Serving both sides of the aisle puts Blue Latitudes in a tricky situation. Though the organization functions as a nonprofit through financial sponsorship from Mission Blue, a global initiative to protect the world’s oceans, they also perform consulting work for oil companies, which involves financial compensation. Callahan says that “staying neutral” is of the utmost importance, and that the majority of their funding comes from grants and donations, and their equipment is donated or sponsored.

Callahan recalls attending a conference at a local aquarium where the crowd was almost entirely against big oil companies. The attendees were wary of Callahan and Jackson’s presence at the event—“those are the oil people,” Callahan mimicks—until they reached the stage to present their research about converting rigs to reefs.

“The tone immediately changed,” she says. “They were saying, ‘Why aren’t we doing this?’”

The answer to that question is complicated.

 

CALIFORNIA HAS EXPERIENCED A LONG HISTORY of drilling for oil in the Pacific Ocean. Nearly 150 years ago, settlers used redwood trees to create piers that were used as rudimentary oil platforms. Today, however, the most common estimates put California’s offshore oil production (with both federal and state oil rigs) at roughly 16 percent of the state’s total oil production.

“The rigs aren’t producing as well as the companies expected,” Callahan says. Within the next decade, Callahan says California plans to decommission all 27 of its oil rigs, with a likely price tag in the hundreds of millions.

The issue with converting the abandoned rigs to artificial reefs lies in the culture. In the Gulf, the oil and fishing industries are what drive the local economy; in California, they make up only a fraction. California’s residents and legislators also lean further to the political left than in the Gulf region, supporting environmental protection over measures that could be seen as benefitting the oil industry. (A similar scenario is playing out in Europe’s North Sea, where environmental groups have rejected Rigs-to-Reefs in spite of scientific findings of the potential benefits.)
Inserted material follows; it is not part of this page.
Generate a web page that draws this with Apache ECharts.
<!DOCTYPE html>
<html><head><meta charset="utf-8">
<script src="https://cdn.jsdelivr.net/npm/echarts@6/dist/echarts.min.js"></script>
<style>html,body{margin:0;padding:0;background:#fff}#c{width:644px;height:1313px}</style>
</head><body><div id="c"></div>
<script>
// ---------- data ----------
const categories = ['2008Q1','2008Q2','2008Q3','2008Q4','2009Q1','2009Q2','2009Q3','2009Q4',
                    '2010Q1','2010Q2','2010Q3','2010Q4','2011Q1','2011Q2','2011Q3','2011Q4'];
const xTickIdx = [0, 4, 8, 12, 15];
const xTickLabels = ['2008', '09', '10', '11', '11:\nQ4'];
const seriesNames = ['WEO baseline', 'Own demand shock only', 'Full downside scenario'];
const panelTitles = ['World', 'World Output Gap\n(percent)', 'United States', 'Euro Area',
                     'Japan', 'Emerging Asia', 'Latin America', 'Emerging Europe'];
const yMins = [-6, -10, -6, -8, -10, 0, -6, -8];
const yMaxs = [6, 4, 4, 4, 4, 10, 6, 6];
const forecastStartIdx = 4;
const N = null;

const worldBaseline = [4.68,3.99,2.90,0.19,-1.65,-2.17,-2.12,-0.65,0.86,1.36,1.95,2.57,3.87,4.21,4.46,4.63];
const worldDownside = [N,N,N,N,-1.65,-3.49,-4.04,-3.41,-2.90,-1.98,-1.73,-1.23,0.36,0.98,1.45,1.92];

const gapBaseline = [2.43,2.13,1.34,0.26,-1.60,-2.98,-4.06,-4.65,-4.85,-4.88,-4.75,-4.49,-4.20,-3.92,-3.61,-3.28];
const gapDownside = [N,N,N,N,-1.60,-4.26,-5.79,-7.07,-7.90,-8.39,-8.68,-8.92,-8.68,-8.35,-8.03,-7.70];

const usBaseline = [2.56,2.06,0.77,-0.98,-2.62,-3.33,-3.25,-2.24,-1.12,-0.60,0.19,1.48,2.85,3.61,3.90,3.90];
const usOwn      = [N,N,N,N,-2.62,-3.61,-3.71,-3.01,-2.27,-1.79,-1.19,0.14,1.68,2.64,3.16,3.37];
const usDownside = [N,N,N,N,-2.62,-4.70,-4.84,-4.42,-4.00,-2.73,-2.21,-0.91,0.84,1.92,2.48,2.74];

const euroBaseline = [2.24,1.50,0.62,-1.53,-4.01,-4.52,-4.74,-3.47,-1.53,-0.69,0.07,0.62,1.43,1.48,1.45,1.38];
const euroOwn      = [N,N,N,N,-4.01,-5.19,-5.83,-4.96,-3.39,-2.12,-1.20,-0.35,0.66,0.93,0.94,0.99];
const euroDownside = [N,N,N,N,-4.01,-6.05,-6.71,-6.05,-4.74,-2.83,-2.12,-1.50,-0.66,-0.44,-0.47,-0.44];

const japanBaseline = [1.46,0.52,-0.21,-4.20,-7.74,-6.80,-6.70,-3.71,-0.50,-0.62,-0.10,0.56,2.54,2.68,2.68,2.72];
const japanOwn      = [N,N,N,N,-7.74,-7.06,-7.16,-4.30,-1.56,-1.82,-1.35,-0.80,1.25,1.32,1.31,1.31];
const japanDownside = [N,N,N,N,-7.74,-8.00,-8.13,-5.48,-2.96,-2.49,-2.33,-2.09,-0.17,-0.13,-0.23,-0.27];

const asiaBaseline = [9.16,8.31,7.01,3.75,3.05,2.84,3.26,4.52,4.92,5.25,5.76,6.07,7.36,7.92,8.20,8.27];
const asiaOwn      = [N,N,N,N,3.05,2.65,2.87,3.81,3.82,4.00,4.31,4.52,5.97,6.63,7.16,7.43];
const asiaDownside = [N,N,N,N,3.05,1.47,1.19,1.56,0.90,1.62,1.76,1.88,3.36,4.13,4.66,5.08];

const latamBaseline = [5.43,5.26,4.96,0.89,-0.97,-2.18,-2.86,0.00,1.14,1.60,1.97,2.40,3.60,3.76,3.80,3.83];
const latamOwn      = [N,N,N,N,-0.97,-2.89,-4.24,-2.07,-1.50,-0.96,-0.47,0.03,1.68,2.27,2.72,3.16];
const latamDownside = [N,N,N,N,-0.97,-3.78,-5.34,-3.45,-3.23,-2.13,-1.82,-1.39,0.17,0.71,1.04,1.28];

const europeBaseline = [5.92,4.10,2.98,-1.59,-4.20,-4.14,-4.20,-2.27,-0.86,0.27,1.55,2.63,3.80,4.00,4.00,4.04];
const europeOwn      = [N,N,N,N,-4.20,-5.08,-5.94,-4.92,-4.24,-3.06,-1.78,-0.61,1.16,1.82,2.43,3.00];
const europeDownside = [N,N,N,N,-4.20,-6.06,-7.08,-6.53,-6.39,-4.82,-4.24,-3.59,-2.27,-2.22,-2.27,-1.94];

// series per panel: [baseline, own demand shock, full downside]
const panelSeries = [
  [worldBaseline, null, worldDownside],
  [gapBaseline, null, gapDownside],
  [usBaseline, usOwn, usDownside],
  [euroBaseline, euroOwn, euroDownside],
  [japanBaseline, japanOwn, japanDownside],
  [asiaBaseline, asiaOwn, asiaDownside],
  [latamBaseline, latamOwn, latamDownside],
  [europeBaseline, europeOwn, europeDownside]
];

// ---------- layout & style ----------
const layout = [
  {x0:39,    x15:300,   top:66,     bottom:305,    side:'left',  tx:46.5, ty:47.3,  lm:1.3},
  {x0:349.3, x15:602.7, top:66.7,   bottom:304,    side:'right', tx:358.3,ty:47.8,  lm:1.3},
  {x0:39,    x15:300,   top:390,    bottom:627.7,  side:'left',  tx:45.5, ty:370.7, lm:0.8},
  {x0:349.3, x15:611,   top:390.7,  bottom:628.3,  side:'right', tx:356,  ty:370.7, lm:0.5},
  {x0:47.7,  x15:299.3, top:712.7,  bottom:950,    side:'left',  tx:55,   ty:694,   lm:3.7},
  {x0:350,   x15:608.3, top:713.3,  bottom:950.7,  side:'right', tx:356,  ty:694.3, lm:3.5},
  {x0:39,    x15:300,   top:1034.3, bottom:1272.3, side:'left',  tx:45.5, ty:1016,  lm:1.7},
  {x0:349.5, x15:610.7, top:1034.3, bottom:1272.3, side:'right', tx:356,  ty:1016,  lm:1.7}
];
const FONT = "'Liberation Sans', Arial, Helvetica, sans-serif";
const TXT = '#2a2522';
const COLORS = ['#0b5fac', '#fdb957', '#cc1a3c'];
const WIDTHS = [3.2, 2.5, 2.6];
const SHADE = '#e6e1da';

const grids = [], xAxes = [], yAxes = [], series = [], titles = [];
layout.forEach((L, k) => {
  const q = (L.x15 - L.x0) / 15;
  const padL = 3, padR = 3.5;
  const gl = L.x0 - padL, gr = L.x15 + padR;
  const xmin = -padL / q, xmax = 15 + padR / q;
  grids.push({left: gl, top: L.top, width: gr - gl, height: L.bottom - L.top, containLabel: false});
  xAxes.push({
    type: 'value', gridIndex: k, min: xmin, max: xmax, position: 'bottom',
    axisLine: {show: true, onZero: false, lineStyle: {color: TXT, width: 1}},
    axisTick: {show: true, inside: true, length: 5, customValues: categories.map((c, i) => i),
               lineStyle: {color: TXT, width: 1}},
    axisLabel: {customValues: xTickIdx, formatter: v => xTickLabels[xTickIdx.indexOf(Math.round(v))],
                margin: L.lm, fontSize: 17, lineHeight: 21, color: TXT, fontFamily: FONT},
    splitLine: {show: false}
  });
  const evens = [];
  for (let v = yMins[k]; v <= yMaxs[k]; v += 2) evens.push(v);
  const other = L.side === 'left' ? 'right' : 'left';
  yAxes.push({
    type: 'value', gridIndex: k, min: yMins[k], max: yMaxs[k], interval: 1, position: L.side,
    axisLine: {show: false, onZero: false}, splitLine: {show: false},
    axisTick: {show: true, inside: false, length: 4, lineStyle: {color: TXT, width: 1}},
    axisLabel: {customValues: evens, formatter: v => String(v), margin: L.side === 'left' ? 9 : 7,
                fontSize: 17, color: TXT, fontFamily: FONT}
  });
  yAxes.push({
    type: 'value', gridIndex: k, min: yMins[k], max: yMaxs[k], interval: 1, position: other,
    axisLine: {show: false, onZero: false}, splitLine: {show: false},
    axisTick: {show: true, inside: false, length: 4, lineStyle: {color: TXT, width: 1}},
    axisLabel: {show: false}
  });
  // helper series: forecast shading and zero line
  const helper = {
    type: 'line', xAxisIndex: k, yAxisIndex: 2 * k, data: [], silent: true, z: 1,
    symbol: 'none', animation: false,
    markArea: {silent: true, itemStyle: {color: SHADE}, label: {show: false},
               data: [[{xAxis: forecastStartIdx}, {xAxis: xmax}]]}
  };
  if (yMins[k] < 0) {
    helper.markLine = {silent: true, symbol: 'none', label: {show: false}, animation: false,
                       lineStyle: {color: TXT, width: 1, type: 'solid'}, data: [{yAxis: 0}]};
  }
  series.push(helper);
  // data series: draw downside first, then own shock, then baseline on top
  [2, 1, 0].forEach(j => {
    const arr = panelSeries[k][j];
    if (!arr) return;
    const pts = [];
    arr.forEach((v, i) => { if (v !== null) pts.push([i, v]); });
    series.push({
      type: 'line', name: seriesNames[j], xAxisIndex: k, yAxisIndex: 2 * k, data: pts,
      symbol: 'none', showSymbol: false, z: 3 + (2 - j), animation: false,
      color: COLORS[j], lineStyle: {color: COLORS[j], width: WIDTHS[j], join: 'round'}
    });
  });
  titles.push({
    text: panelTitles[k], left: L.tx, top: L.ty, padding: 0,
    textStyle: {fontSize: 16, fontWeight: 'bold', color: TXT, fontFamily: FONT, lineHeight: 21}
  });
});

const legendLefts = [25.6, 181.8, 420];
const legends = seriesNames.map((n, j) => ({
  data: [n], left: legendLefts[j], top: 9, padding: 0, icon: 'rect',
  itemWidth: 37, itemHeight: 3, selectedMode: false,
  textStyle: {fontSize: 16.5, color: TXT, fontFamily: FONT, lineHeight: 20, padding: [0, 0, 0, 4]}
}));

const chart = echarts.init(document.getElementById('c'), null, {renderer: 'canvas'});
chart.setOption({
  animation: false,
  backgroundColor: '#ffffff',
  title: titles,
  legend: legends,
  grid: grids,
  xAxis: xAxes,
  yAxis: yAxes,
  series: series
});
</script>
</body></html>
For Callahan, this shows the importance of education. Blue Latitudes has continued presenting research at conferences and to media outlets—recently, they hosted a reporter from The New York Times at one of their dive sites—garnering major recognition. This year, Origin Magazine named Callahan and Jackson to its yearly list of “Ocean Heroes,” alongside anthropologist Jane Goodall and musician Neil Young; High Country News recognized the duo on its list of people under 30 making a difference in the western U.S.; and Blue Latitudes was named a finalist for National Geographic’s $50,000 Expedition Granted program.
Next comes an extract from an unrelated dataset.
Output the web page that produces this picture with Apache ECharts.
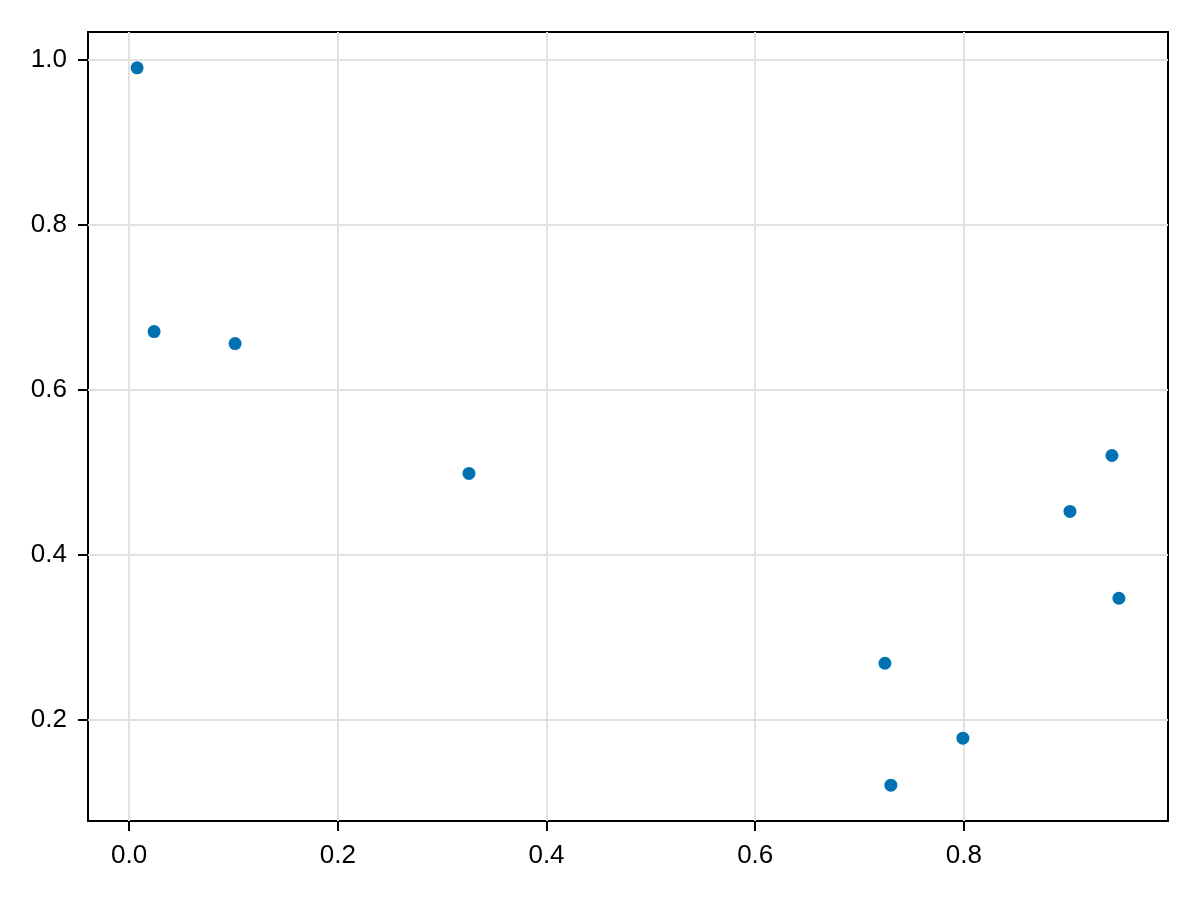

AS THE IMPORTANCE OF EDUCATION GROWS, so does the need for more research. Callahan and Jackson are currently monitoring isotope chemistry—“you are what you eat,” Callahan says in simple terms—of the organisms found on the artificial reefs. This, she explains, determines whether local marine life is actually living and feeding on the artificial reef or using the reef as a rest stop on its travels.

This ocean research is a dream come true for Callahan. Wrapped in her wet suit, ready to plunge into the Pacific Ocean, she says she’s been a certified diver since she was 12, when her father began teaching her scuba near their home on New Hampshire’s tiny sliver of coastline.

Having spent thousands of hours under water in her lifetime, she’s driven as much by an innate passion for the ocean as she is by a personal responsibility to improve the world around her.

“This is a lifelong commitment. California is just one piece; this is a scenario that’s playing out all over the world. Gathering and sharing knowledge is going to play a huge part in the process, and that’s what I plan to do for as long as I can.”

There’s no way of knowing how Blue Latitudes and the fight for California’s oil rigs will play out, but there is one certainty: Emily Callahan will be there until the end, fighting to protect the wonder of what lies beneath.